The two-sided business model has fascinated the telecoms industry since the concept first started to gain credibility some years ago, largely through the pioneering efforts of STL Partners. The theory is well-known and some operators are starting to deliver on the concept with innovative platforms and packages aimed at business partners from both sides.
It’s a corner stone of the concept that, for example, mobile operators have access to resources and assets that can be of benefit to other parties. Moreover, it’s axiomatic that these assets are unique and are not available to other providers, such as OTT providers who deliver applications directly to customers in MNO networks but who don’t (currently) pay for the privilege.

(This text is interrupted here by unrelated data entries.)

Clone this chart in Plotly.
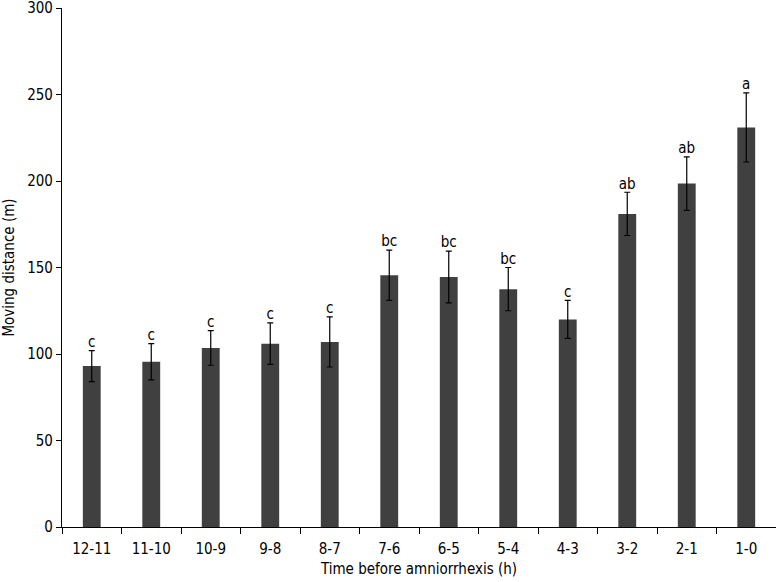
import plotly.graph_objects as go

# Moving distance per hour before amniorrhexis
hours = ['12-11', '11-10', '10-9', '9-8', '8-7', '7-6', '6-5', '5-4', '4-3', '3-2', '2-1', '1-0']
distance = [93, 95.5, 103.5, 106, 107, 145.5, 144.5, 137.5, 120, 181, 198.5, 231]
sem = [9, 10.5, 10, 12, 14.5, 14.5, 15, 12.5, 11, 12.5, 15.5, 20]
letters = ['c', 'c', 'c', 'c', 'c', 'bc', 'bc', 'bc', 'c', 'ab', 'ab', 'a']

font = 'DejaVu Sans Condensed, Liberation Sans Narrow, sans-serif'

fig = go.Figure()

fig.add_trace(go.Bar(
    x=hours,
    y=distance,
    width=0.3,
    marker={'color': '#404040', 'line': {'width': 0}},
    error_y={'type': 'data', 'array': sem, 'visible': True,
             'color': 'black', 'thickness': 1.2, 'width': 3},
    showlegend=False,
))

# significance letters sit on top of the error bars
fig.add_trace(go.Scatter(
    x=hours,
    y=[d + e for d, e in zip(distance, sem)],
    mode='text',
    text=letters,
    textposition='top center',
    textfont={'size': 15, 'color': 'black', 'family': font},
    showlegend=False,
    cliponaxis=False,
))

fig.update_layout({
    'width': 776,
    'height': 582,
    'margin': {'l': 62, 'r': 0, 't': 8, 'b': 55},
    'plot_bgcolor': 'white',
    'paper_bgcolor': 'white',
    'font': {'family': font, 'size': 15, 'color': 'black'},
    'bargap': 0.7,
    'xaxis': {
        'type': 'category', 'automargin': False, 'range': [-0.5, 11.5],
        'title': {'text': 'Time before amniorrhexis (h)', 'standoff': 6, 'font': {'size': 15}},
        'showline': True, 'linecolor': 'black', 'linewidth': 1.2,
        'ticks': 'outside', 'tickson': 'boundaries', 'ticklen': 6, 'tickcolor': 'black',
        'ticklabelstandoff': 8,
        'showgrid': False, 'zeroline': False,
    },
    'yaxis': {
        'automargin': False, 'ticklabeloverflow': 'allow',
        'title': {'text': 'Moving distance (m)', 'standoff': 8, 'font': {'size': 15}},
        'range': [0, 300.01], 'tickvals': [0, 50, 100, 150, 200, 250, 300],
        'showline': True, 'linecolor': 'black', 'linewidth': 1.2,
        'ticks': 'outside', 'ticklen': 5, 'tickcolor': 'black',
        'showgrid': False, 'zeroline': False,
    },
})

# the page body has a default 8px margin; drop it so the figure fills the window
fig.write_html("out.html", config={'displayModeBar': False},
               post_script="document.body.style.margin='0';document.body.style.overflow='hidden';")
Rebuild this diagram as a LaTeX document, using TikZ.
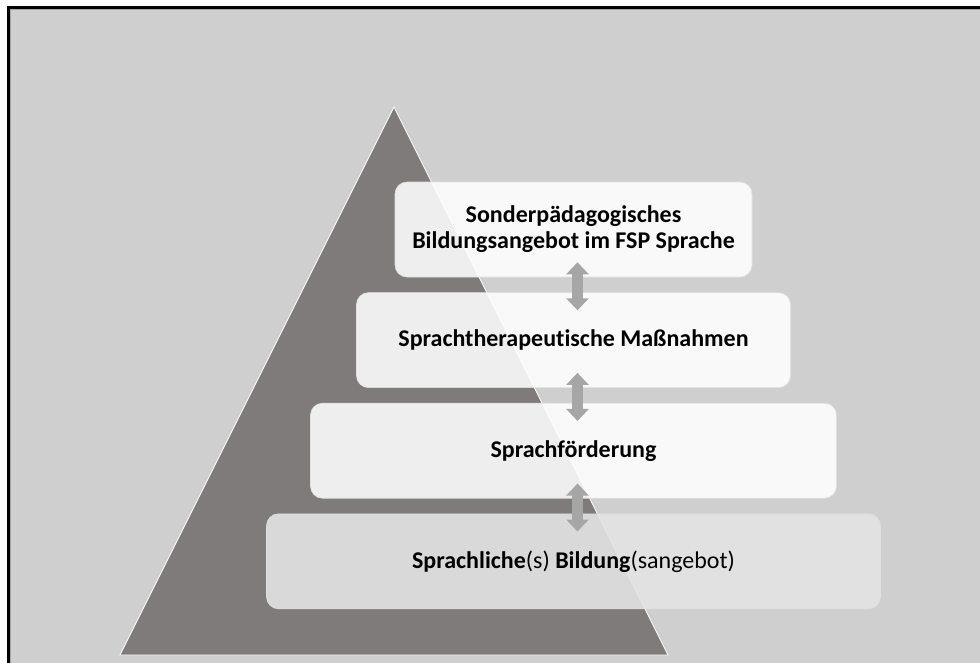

This point needs further exploration: it’s really a question of identifying a unique capability and leveraging it. And, something that is unquestionably an asset is the network and the ability to deliver quality of service – and guarantee effective quality of experience – to customers. But there is an area that has been overlooked – the RAN is a key territory that is owned by MNOs and cannot be colonised by other players. It’s critical, therefore, that MNOs seek to optimise their ability to deliver outstanding and controllable QoE in the RAN.
This requires innovation. They need to extend their QoS framework into the RAN itself in order to protect and enhance their unique assets. They can do this by leveraging existing frameworks and extending them into the RAN and the domain of the client device. Take the PCEF for example. While this currently sits in the network, taking PCEF functionality into the RAN via handset-based deployments significantly enhances MNOs ability to deliver something unique and hence create differentiation that will support their ability to capitalise on the promise of the two-sided business model.
Differentiation requires unique assets. MNOs have many, but they can also work to extend and enhance these assets in ways that increase their value.